Each character has a costume similar to this. Bickle’s has ironically become something of an icon itself, but this is but a reflection of a reflection. His mohawk, military gear, aviator glasses – this is not his identity, but the assumption of an identity. One more derived from cinema than reality, an attempt to relive his own missed military opportunities (he was an honourable discharge). He looks at himself and speaks to the mirror: ‘You talking to me? Well I’m the only one here.’ Another abstraction of himself, alone. Toller’s relationship to iconography is again similar. He dons his bomb vest like Mishima does his military outfit, with dutiful direction. He wishes to encompass something of a cross between eco-terrorist and Thomas Merton – but again, there is an artificality to this presentation. More true is his final appearance in a mirror, in which he coils barbed wire around himself, squirming in agony. This is not noble sacrifice, but consummatory self-flagellation.

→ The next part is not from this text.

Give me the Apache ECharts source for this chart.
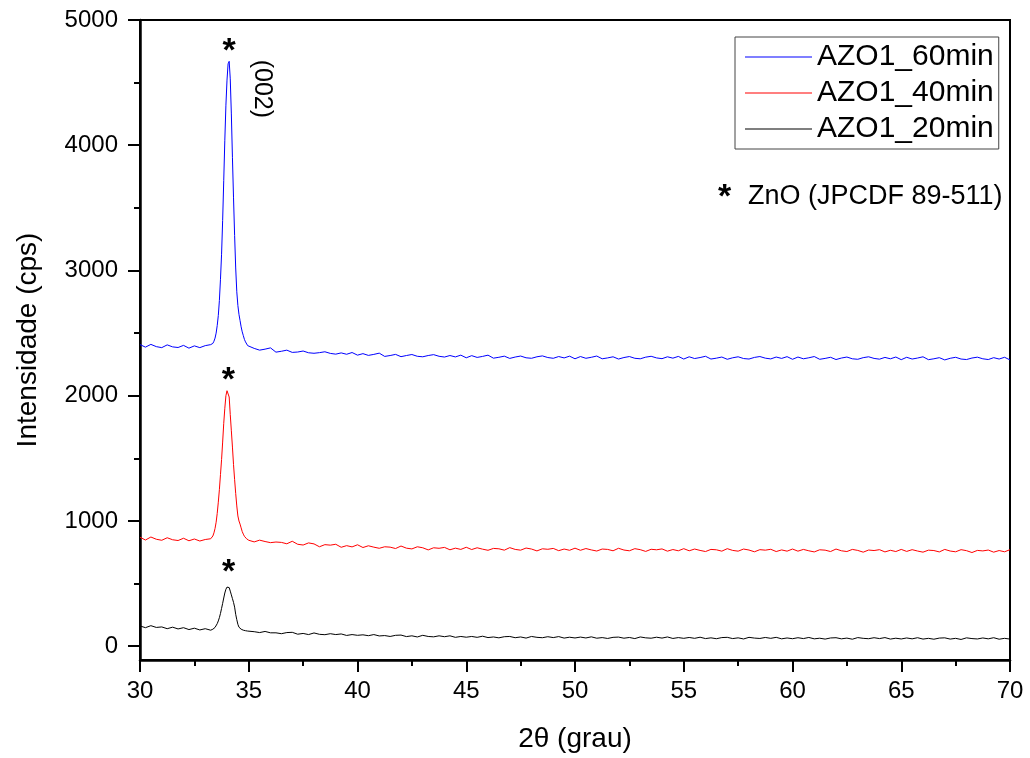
<!DOCTYPE html>
<html>
<head>
<meta charset="utf-8">
<script src="https://cdn.jsdelivr.net/npm/echarts@6/dist/echarts.min.js"></script>
<style>html,body{margin:0;padding:0;background:#fff}#c{width:1030px;height:758px}</style>
</head>
<body>
<div id="c"></div>
<script>
const twoTheta = [
30,30.25,30.5,30.75,31,31.25,31.5,31.75,32,32.25,32.5,32.75,33,33.25,
33.3,33.35,33.4,33.45,33.5,33.55,33.6,33.65,33.7,33.75,33.8,33.85,33.9,33.95,34,34.05,34.1,34.15,34.2,34.25,34.3,34.35,34.4,34.45,34.5,34.55,34.6,34.65,34.7,34.75,34.8,34.85,34.9,34.95,35,
35.25,35.5,35.75,36,36.25,36.5,36.75,37,37.25,37.5,37.75,38,38.25,38.5,38.75,39,39.25,39.5,39.75,40,
40.25,40.5,40.75,41,41.25,41.5,41.75,42,42.25,42.5,42.75,43,43.25,43.5,43.75,44,44.25,44.5,44.75,45,
45.25,45.5,45.75,46,46.25,46.5,46.75,47,47.25,47.5,47.75,48,48.25,48.5,48.75,49,49.25,49.5,49.75,50,
50.25,50.5,50.75,51,51.25,51.5,51.75,52,52.25,52.5,52.75,53,53.25,53.5,53.75,54,54.25,54.5,54.75,55,
55.25,55.5,55.75,56,56.25,56.5,56.75,57,57.25,57.5,57.75,58,58.25,58.5,58.75,59,59.25,59.5,59.75,60,
60.25,60.5,60.75,61,61.25,61.5,61.75,62,62.25,62.5,62.75,63,63.25,63.5,63.75,64,64.25,64.5,64.75,65,
65.25,65.5,65.75,66,66.25,66.5,66.75,67,67.25,67.5,67.75,68,68.25,68.5,68.75,69,69.25,69.5,69.75,70
];
const azo60 = [
2408,2388,2410,2392,2384,2406,2390,2385,2402,2380,2398,2384,2400,2408,
2410,2418,2435,2460,2500,2560,2640,2760,2930,3130,3400,3720,4040,4320,4520,4650,4670,4530,4250,3900,3580,3280,3020,2830,2720,2650,2600,2550,2510,2480,2450,2430,2415,2400,2390,
2378,2364,2372,2382,2348,2355,2364,2346,2349,2357,2343,2339,2344,2351,2338,2332,2342,2331,2345,2324,
2336,2322,2330,2340,2314,2321,2330,2312,2321,2329,2315,2311,2321,2328,2315,2309,2321,2310,2324,2303,
2320,2306,2314,2324,2300,2307,2316,2298,2309,2317,2303,2299,2311,2318,2305,2299,2313,2302,2316,2295,
2313,2299,2307,2317,2295,2302,2311,2293,2305,2313,2299,2295,2308,2315,2302,2296,2311,2300,2314,2293,
2311,2297,2305,2315,2293,2300,2309,2291,2303,2311,2297,2293,2306,2313,2300,2294,2309,2298,2312,2291,
2309,2295,2303,2313,2291,2298,2307,2289,2301,2309,2295,2291,2304,2311,2298,2292,2306,2295,2309,2288,
2307,2293,2301,2311,2288,2295,2304,2286,2299,2307,2293,2289,2301,2308,2295,2289,2304,2293,2307,2286
];
const azo40 = [
870,848,872,854,846,866,850,844,862,842,856,840,852,858,
862,880,905,940,990,1060,1150,1250,1370,1490,1630,1780,1900,2000,2040,2030,1990,1850,1720,1590,1450,1330,1220,1120,1040,1000,975,945,915,895,878,866,858,850,846,
833,847,836,827,832,829,818,838,814,808,825,817,794,811,807,814,790,803,793,810,
788,802,791,782,794,791,780,800,783,777,794,786,769,786,782,789,770,783,773,790,
772,786,775,766,781,778,767,787,773,767,784,776,761,778,774,781,763,776,766,783,
766,780,769,760,776,773,762,782,768,762,779,771,757,774,770,777,759,772,762,779,
762,776,765,756,773,770,759,779,765,759,776,768,754,771,767,774,756,769,759,776,
759,773,762,753,770,767,756,776,762,756,773,765,751,768,764,771,753,766,756,773,
757,771,760,751,767,764,753,773,760,754,771,763,748,765,761,768,751,764,754,771
];
const azo20 = [
162,148,164,150,154,140,152,138,148,133,144,130,140,128,
132,136,141,150,162,180,202,228,262,302,342,385,425,455,472,478,468,440,410,380,350,312,255,212,175,152,142,136,131,128,126,124,122,121,119,
116,109,118,107,107,100,109,111,96,102,93,106,95,92,100,93,98,86,93,87,
91,84,93,82,85,78,87,89,77,83,74,87,78,75,83,76,83,71,78,72,
78,71,80,69,74,67,76,78,68,74,65,78,71,68,76,69,77,65,72,66,
73,66,75,64,69,62,71,73,64,70,61,74,67,64,72,65,74,62,69,63,
70,63,72,61,67,60,69,71,61,67,58,71,65,62,70,63,71,59,66,60,
68,61,70,59,64,57,66,68,59,65,56,69,63,60,68,61,69,57,64,58,
66,59,68,57,63,56,65,67,57,63,54,67,61,58,66,59,68,56,63,57
];
const seriesNames = ['AZO1_60min', 'AZO1_40min', 'AZO1_20min'];
const seriesColors = ['#0000ff', '#ff0000', '#000000'];
const seriesValues = [azo60, azo40, azo20];
const starX = [34.1, 34.06, 34.08];
const starY = [4750, 2120, 585];
const planeLabel = '(002)';
const planeX = [35.62];
const planeY = [4450];
const yMajor = [0, 1000, 2000, 3000, 4000, 5000];
const yMinor = [500, 1500, 2500, 3500, 4500];
const phaseNote = 'ZnO (JPCDF 89-511)';

const FONT = '"Liberation Sans", Arial, sans-serif';
const chart = echarts.init(document.getElementById('c'), null, {renderer: 'canvas'});

const lineSeries = seriesNames.map((name, k) => ({
  name: name,
  type: 'line',
  data: twoTheta.map((x, i) => [x, seriesValues[k][i]]),
  symbol: 'none',
  showSymbol: false,
  lineStyle: {color: seriesColors[k], width: 1},
  itemStyle: {color: seriesColors[k]},
  z: 3 - k,
  silent: true
}));

const annotationSeries = {
  name: 'stars',
  type: 'scatter',
  symbolSize: 0,
  silent: true,
  itemStyle: {opacity: 1},
  data: starX.map((x, i) => [x, starY[i]]),
  label: {show: true, position: 'inside', formatter: '*', fontSize: 34, fontWeight: 'bold', color: '#000', opacity: 1, fontFamily: FONT}
};
const planeSeries = {
  name: 'plane',
  type: 'scatter',
  symbolSize: 0,
  silent: true,
  itemStyle: {opacity: 1},
  data: planeX.map((x, i) => [x, planeY[i]]),
  label: {show: true, position: 'inside', formatter: planeLabel, rotate: -90, fontSize: 25, color: '#000', opacity: 1, fontFamily: FONT}
};

chart.setOption({
  animation: false,
  backgroundColor: '#fff',
  grid: {left: 140, right: 20, top: 20, bottom: 96, show: true, borderColor: '#000', borderWidth: 2, backgroundColor: 'transparent'},
  legend: {
    data: seriesNames,
    orient: 'vertical',
    left: 735, top: 37,
    icon: 'rect',
    itemWidth: 67, itemHeight: 1, itemGap: 6,
    padding: [5, 5, 5, 10],
    borderColor: '#444', borderWidth: 1,
    textStyle: {fontSize: 30, fontFamily: FONT, color: '#000', lineHeight: 30},
    selectedMode: false
  },
  xAxis: {
    type: 'value', min: 30, max: 70, interval: 5,
    name: '2θ (grau)', nameLocation: 'middle', nameGap: 65,
    nameTextStyle: {fontSize: 28, fontFamily: FONT, color: '#000'},
    axisLine: {show: true, onZero: false, lineStyle: {color: '#000', width: 2.5}},
    axisTick: {show: true, inside: false, length: 12, lineStyle: {color: '#000', width: 2}},
    minorTick: {show: true, splitNumber: 2, length: 6, lineStyle: {color: '#000', width: 2}},
    axisLabel: {fontSize: 24, fontFamily: FONT, color: '#000', margin: 19},
    splitLine: {show: false}, minorSplitLine: {show: false}
  },
  yAxis: [{
    type: 'value', min: -110, max: 5000, position: 'left',
    name: 'Intensidade (cps)', nameLocation: 'middle', nameGap: 98,
    nameTextStyle: {fontSize: 28, fontFamily: FONT, color: '#000'},
    axisLine: {show: true, onZero: false, lineStyle: {color: '#000', width: 2.5}},
    axisTick: {show: true, inside: false, length: 12, customValues: yMajor, lineStyle: {color: '#000', width: 2}},
    axisLabel: {fontSize: 24, fontFamily: FONT, color: '#000', margin: 22, customValues: yMajor, formatter: v => String(v)},
    splitLine: {show: false}
  }, {
    type: 'value', min: -110, max: 5000, position: 'left',
    axisLine: {show: false},
    axisTick: {show: true, inside: false, length: 6, customValues: yMinor, lineStyle: {color: '#000', width: 2}},
    axisLabel: {show: false},
    splitLine: {show: false}
  }],
  series: lineSeries.concat([annotationSeries, planeSeries]),
  graphic: [{
    type: 'text', left: 718, top: 181,
    style: {text: '*', fontSize: 34, fontWeight: 'bold', fontFamily: FONT, fill: '#000'}
  }, {
    type: 'text', left: 748, top: 183,
    style: {text: phaseNote, fontSize: 27, fontFamily: FONT, fill: '#000'}
  }]
});
</script>
</body>
</html>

LaMotta first looks at the mirror in his tiger-print boxing robe, his own performative appearance for the ring. But his second mirror scene is entirely reversed – he sees an old, corpulent burnout. Like Bickle, he talks to the mirror. He refers to ‘Charlie’, but means himself. LaMotta alone – by his uniquely long life – is granted a modicum of self-awareness. He accuses the mirror, he accuses himself; he accepts that the icon he so wished to be, that of a ‘somebody’, a ‘competitor’, had eluded him. He, like them all, has succumbed to self-indulgence.